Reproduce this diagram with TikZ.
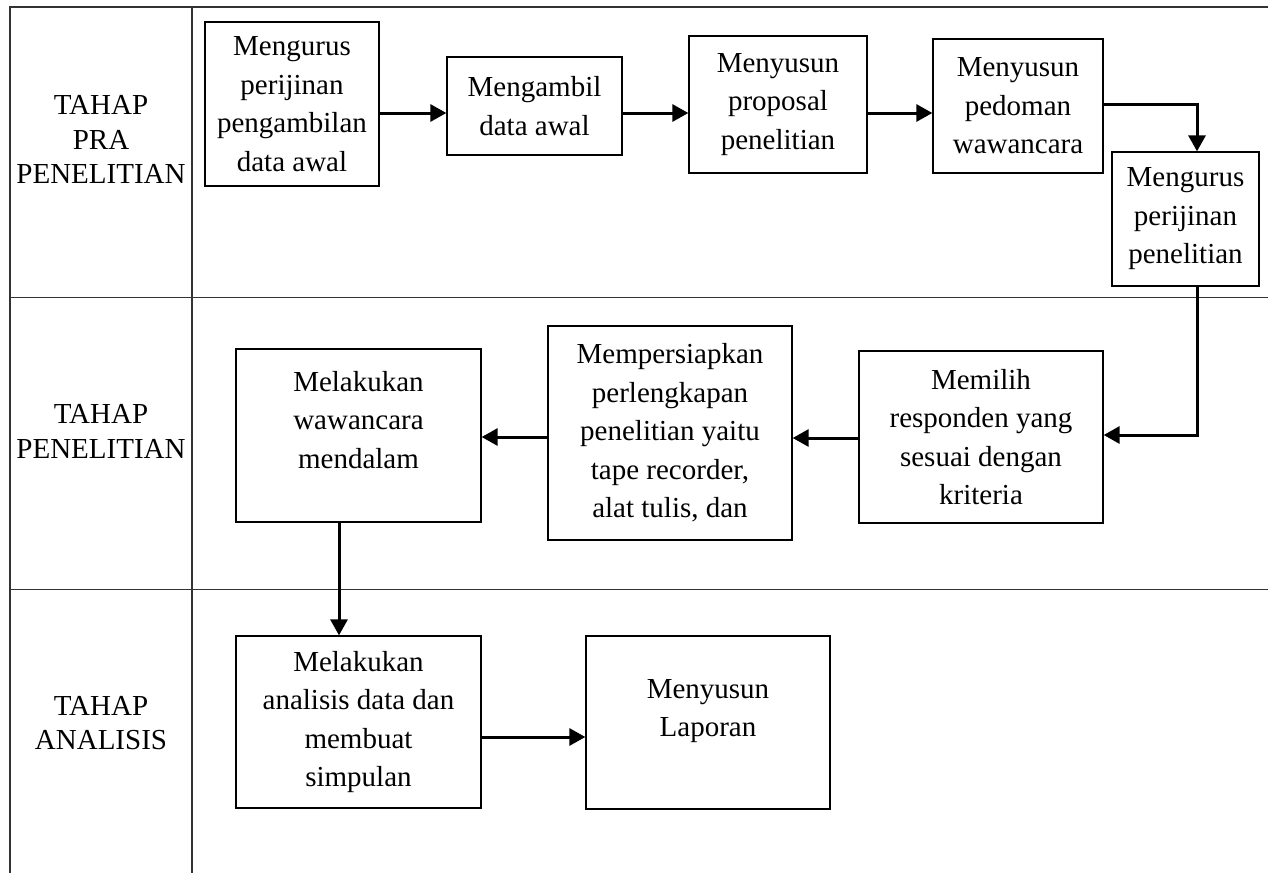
\documentclass[tikz,border=0pt]{standalone}
\usepackage{fontspec}
\setmainfont{Liberation Serif}
\usetikzlibrary{arrows.meta}
\begin{document}
\begin{tikzpicture}[x=1pt,y=-1pt,
  lane/.style={line width=1.6pt, draw=black!80},
  box/.style={draw, line width=1.3pt, inner sep=0pt, align=center, font=\fontsize{29}{38.5}\selectfont},
  txt/.style={inner sep=0pt, align=center, font=\fontsize{29}{38.5}\selectfont},
  lbl/.style={inner sep=0pt, align=center, font=\fontsize{29}{34.5}\selectfont},
  arr/.style={line width=3pt, -{Triangle[length=16pt,width=17pt]}}]
\useasboundingbox (0,0) rectangle (1268,873);
% swimlane frame
\draw[lane] (10,873) -- (10,7) -- (1268,7);
\draw[lane] (192,7) -- (192,873);
\draw[lane] (10,297.5) -- (1268,297.5);
\draw[lane] (10,589.5) -- (1268,589.5);
% lane labels
\node[lbl] (l1) at (101,139.5) {TAHAP\\PRA\\PENELITIAN};
\node[lbl] (l2) at (101,431.5) {TAHAP\\PENELITIAN};
\node[lbl] (l3) at (101,723) {TAHAP\\ANALISIS};
% boxes
\node[box, minimum width=174pt, minimum height=164pt] (b1) at (292,104) {Mengurus\\perijinan\\pengambilan\\data awal};
\node[box, minimum width=175pt, minimum height=98pt] (b2) at (534.5,106) {Mengambil\\data awal};
\node[box, minimum width=178pt, minimum height=137pt] (b3) at (778,104.5) {Menyusun\\proposal\\penelitian};
\node[box, minimum width=170pt, minimum height=134pt] (b4) at (1018,106) {Menyusun\\pedoman\\wawancara};
\node[box, minimum width=147pt, minimum height=134pt] (b5) at (1185.5,219) {Mengurus\\perijinan\\penelitian};
\node[box, minimum width=244pt, minimum height=172pt] (b6) at (981,437) {Memilih\\responden yang\\sesuai dengan\\kriteria};
\node[box, minimum width=244pt, minimum height=214pt] (b7) at (670,433) {Mempersiapkan\\perlengkapan\\penelitian yaitu\\tape recorder,\\alat tulis, dan};
\node[box, minimum width=245pt, minimum height=173pt] (b8) at (358.5,435.5) {};
\node[txt] (t8) at (358.5,420) {Melakukan\\wawancara\\mendalam};
\node[box, minimum width=245pt, minimum height=172pt] (b9) at (358.5,722) {Melakukan\\analisis data dan\\membuat\\simpulan};
\node[box, minimum width=244pt, minimum height=173pt] (b10) at (708,722.5) {};
\node[txt] (t10) at (708,711) {Menyusun\\Laporan};
% connectors
\draw[arr] (b1.east |- 0,113) -- (b2.west |- 0,113);
\draw[arr] (b2.east |- 0,113) -- (b3.west |- 0,113);
\draw[arr] (b3.east |- 0,113) -- (b4.west |- 0,113);
\draw[arr] (b4.east |- 0,104) -| (1197,0 |- b5.north);
\draw[arr] (1197,0 |- b5.south) |- (b6.east |- 0,435);
\draw[arr] (b6.west |- 0,438) -- (b7.east |- 0,438);
\draw[arr] (b7.west |- 0,437) -- (b8.east |- 0,437);
\draw[arr] (339,0 |- b8.south) -- (339,0 |- b9.north);
\draw[arr] (b9.east |- 0,737) -- (b10.west |- 0,737);
\end{tikzpicture}
\end{document}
◇ ◇ ◇ ◇ ◇
[What you need to do] Omit pictures; set down the rest of the material word for word.

[Result of the task]
Reproduce this diagram with TikZ.
\documentclass[tikz,border=0pt]{standalone}
\usepackage{fontspec}
\setmainfont{Liberation Serif}
\usetikzlibrary{arrows.meta}
\begin{document}
\begin{tikzpicture}[x=1pt,y=-1pt,
  lane/.style={line width=1.6pt, draw=black!80},
  box/.style={draw, line width=1.3pt, inner sep=0pt, align=center, font=\fontsize{29}{38.5}\selectfont},
  txt/.style={inner sep=0pt, align=center, font=\fontsize{29}{38.5}\selectfont},
  lbl/.style={inner sep=0pt, align=center, font=\fontsize{29}{34.5}\selectfont},
  arr/.style={line width=3pt, -{Triangle[length=16pt,width=17pt]}}]
\useasboundingbox (0,0) rectangle (1268,873);
% swimlane frame
\draw[lane] (10,873) -- (10,7) -- (1268,7);
\draw[lane] (192,7) -- (192,873);
\draw[lane] (10,297.5) -- (1268,297.5);
\draw[lane] (10,589.5) -- (1268,589.5);
% lane labels
\node[lbl] (l1) at (101,139.5) {TAHAP\\PRA\\PENELITIAN};
\node[lbl] (l2) at (101,431.5) {TAHAP\\PENELITIAN};
\node[lbl] (l3) at (101,723) {TAHAP\\ANALISIS};
% boxes
\node[box, minimum width=174pt, minimum height=164pt] (b1) at (292,104) {Mengurus\\perijinan\\pengambilan\\data awal};
\node[box, minimum width=175pt, minimum height=98pt] (b2) at (534.5,106) {Mengambil\\data awal};
\node[box, minimum width=178pt, minimum height=137pt] (b3) at (778,104.5) {Menyusun\\proposal\\penelitian};
\node[box, minimum width=170pt, minimum height=134pt] (b4) at (1018,106) {Menyusun\\pedoman\\wawancara};
\node[box, minimum width=147pt, minimum height=134pt] (b5) at (1185.5,219) {Mengurus\\perijinan\\penelitian};
\node[box, minimum width=244pt, minimum height=172pt] (b6) at (981,437) {Memilih\\responden yang\\sesuai dengan\\kriteria};
\node[box, minimum width=244pt, minimum height=214pt] (b7) at (670,433) {Mempersiapkan\\perlengkapan\\penelitian yaitu\\tape recorder,\\alat tulis, dan};
\node[box, minimum width=245pt, minimum height=173pt] (b8) at (358.5,435.5) {};
\node[txt] (t8) at (358.5,420) {Melakukan\\wawancara\\mendalam};
\node[box, minimum width=245pt, minimum height=172pt] (b9) at (358.5,722) {Melakukan\\analisis data dan\\membuat\\simpulan};
\node[box, minimum width=244pt, minimum height=173pt] (b10) at (708,722.5) {};
\node[txt] (t10) at (708,711) {Menyusun\\Laporan};
% connectors
\draw[arr] (b1.east |- 0,113) -- (b2.west |- 0,113);
\draw[arr] (b2.east |- 0,113) -- (b3.west |- 0,113);
\draw[arr] (b3.east |- 0,113) -- (b4.west |- 0,113);
\draw[arr] (b4.east |- 0,104) -| (1197,0 |- b5.north);
\draw[arr] (1197,0 |- b5.south) |- (b6.east |- 0,435);
\draw[arr] (b6.west |- 0,438) -- (b7.east |- 0,438);
\draw[arr] (b7.west |- 0,437) -- (b8.east |- 0,437);
\draw[arr] (339,0 |- b8.south) -- (339,0 |- b9.north);
\draw[arr] (b9.east |- 0,737) -- (b10.west |- 0,737);
\end{tikzpicture}
\end{document}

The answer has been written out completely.